Electronic – Why must flash memory be written/erased in pages/blocks

flashmemorynon-volatile-memorytransistors

Title says it all.

I'm trying to understand the workings of flash memory technologies, at the transistor level. After quite some research, I got good intuitions about floating-gate transistors, and how one injects electrons or remove them from the cell. I'm from a CS background, so my understanding of physical phenomena like tunneling or hot electron injection are probably quite shaky, but still I'm comfortable with it. I also got myself an idea about how one reads from either NOR or NAND memory layouts.

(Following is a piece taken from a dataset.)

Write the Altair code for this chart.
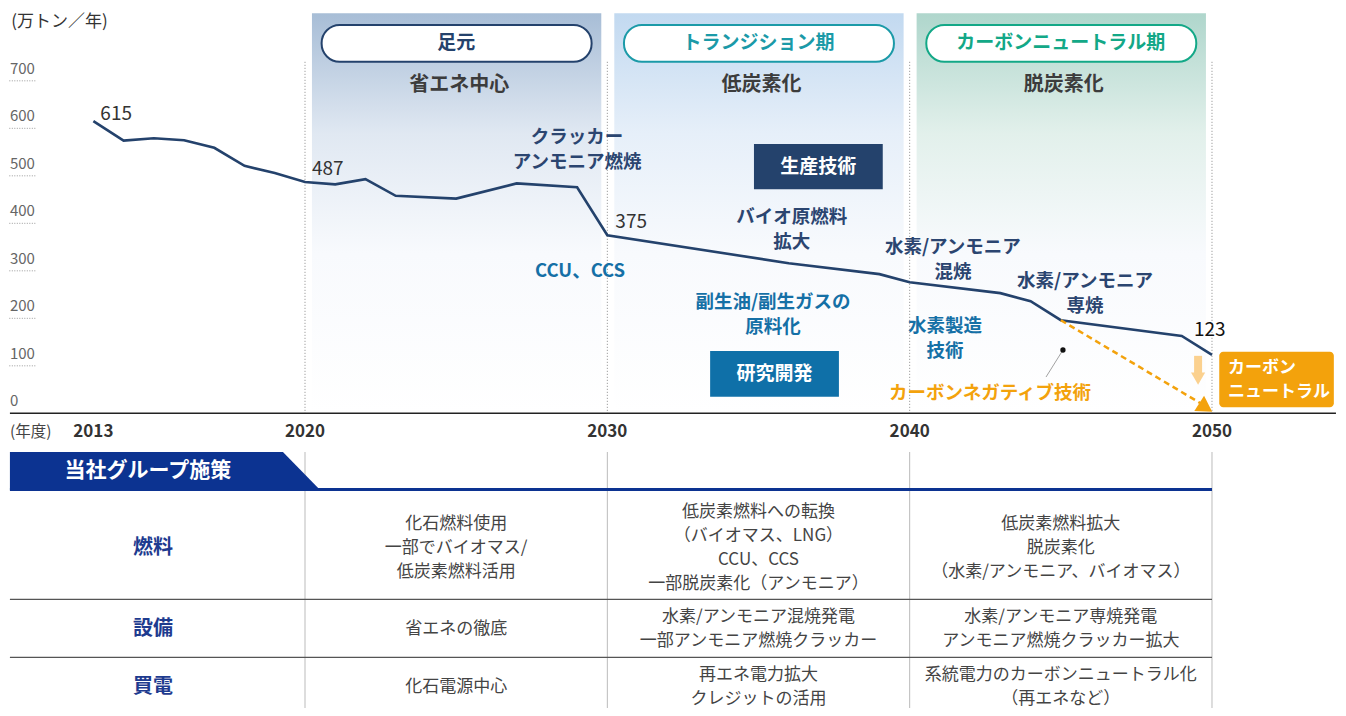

But I read everywhere that flash memory can only be erased in blocks units, and can only be written to in page units. However, I found no justification for this limitation, and I'm trying to get an intuition about why it is so.

Best Answer

The best answer I've found to your question is covered at How Flash Memory Works where it says:

The electrons in the cells of a flash-memory chip can be returned to normal ("1") by the application of an electric field, a higher-voltage charge. Flash memory uses in-circuit wiring to apply the electric field either to the entire chip or to predetermined sections known as blocks. This erases the targeted area of the chip, which can then be rewritten. Flash memory works much faster than traditional EEPROMs because instead of erasing one byte at a time, it erases a block or the entire chip, and then rewrites it.

I don't understand why the "in-circuit wiring" allow for bit level programming (switching from 1 to 0) but it might be related to the different way the transitions 1 to 0 is performed (programming via hot injection) compared to 0 to 1 transition (erasing via Fowler-Nordheim tunnelling).